なぜ橋の研究を始めたかと言えば,目に見える大きなものを作りたかった.建築と土木と比べたら,土木の方がサイズが大きかった(とアドバイスを受けた).そんな単純な理由です.
教員が言っても信頼されないことが多いので学生はというと..学生諸君は
こんなことを言ってます.

専門に取りかかる前の興味

 専門を決めるのに必要な才能や事項っていうのはあまりないような気がします.好きであることがすべてで,更に自分を磨き人としての深みを増すために,多くのものを見てください.すぐに納得するような事はせずに,とことん不思議に思っていただけると良いと思う.いろいろなものを見て不思議に思う気持ちは後で必ず役に立ちます.解決にも熱中してくださいね.熱中する気持ちは大変大事です.効率だけを考えて楽をしようとしてもダメです.よくあるけど,試験の前に「何が出るか分からないから勉強しない.」なんてのは,ダメで,何が出るか分からなかったら全部復習しましょう.全部復習して見えてくるものは,多いことが多かった気がしますよ.

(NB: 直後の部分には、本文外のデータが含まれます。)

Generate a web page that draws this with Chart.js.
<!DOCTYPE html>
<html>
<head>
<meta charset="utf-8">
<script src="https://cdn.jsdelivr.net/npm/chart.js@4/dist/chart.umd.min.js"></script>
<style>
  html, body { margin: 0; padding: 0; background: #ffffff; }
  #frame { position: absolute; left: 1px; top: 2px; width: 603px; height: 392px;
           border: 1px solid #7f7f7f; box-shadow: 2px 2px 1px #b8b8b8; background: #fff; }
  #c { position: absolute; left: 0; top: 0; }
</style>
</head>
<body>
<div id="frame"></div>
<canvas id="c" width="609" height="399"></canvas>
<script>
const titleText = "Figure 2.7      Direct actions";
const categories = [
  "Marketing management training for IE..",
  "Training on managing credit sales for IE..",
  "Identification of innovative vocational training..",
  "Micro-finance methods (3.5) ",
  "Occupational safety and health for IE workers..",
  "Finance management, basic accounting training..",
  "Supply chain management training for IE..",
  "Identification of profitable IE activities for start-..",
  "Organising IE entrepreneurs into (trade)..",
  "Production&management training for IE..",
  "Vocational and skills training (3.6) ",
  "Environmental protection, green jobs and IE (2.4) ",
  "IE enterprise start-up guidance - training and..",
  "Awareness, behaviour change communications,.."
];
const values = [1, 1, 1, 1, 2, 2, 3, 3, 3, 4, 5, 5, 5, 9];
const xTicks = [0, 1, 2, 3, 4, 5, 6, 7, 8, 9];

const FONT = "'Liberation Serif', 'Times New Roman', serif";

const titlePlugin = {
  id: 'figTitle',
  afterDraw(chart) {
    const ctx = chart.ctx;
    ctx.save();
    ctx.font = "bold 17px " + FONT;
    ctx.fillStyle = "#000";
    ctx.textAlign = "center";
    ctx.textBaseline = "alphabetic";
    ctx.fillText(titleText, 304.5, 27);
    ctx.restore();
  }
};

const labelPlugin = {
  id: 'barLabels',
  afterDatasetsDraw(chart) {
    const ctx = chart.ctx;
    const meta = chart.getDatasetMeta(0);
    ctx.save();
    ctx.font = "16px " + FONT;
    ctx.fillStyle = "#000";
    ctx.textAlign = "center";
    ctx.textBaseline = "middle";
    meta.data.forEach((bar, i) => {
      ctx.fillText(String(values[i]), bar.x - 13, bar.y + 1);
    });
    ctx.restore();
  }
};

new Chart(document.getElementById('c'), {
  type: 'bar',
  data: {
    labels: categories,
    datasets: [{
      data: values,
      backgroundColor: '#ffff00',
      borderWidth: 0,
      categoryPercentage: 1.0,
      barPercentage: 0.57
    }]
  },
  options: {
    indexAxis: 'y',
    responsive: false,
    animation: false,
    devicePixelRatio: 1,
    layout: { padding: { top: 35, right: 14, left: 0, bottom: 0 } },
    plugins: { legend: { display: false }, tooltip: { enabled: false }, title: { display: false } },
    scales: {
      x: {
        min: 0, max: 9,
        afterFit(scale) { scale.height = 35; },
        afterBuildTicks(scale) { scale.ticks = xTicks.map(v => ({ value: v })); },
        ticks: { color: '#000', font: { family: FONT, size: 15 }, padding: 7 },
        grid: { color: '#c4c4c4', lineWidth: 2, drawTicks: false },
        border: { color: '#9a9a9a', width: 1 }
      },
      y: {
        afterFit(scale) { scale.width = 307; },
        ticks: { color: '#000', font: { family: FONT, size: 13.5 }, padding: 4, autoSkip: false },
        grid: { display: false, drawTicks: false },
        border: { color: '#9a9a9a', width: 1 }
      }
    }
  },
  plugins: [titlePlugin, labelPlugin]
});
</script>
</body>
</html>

 最後には,やりたいものをどのくらいやりたいかに関わっています.専門を点数で決めたり,仲間内の噂で決めるのは寂しいですよね.
 さはありながら,議論はしっかりした知識を基にするもので,思いつきで良い仕事はできません.創造的な閃きで大きなブレークスルーが生じることはあるけど,それも事前にしっかりした疑問を整理できて初めて可能になります.勉強しましょうね.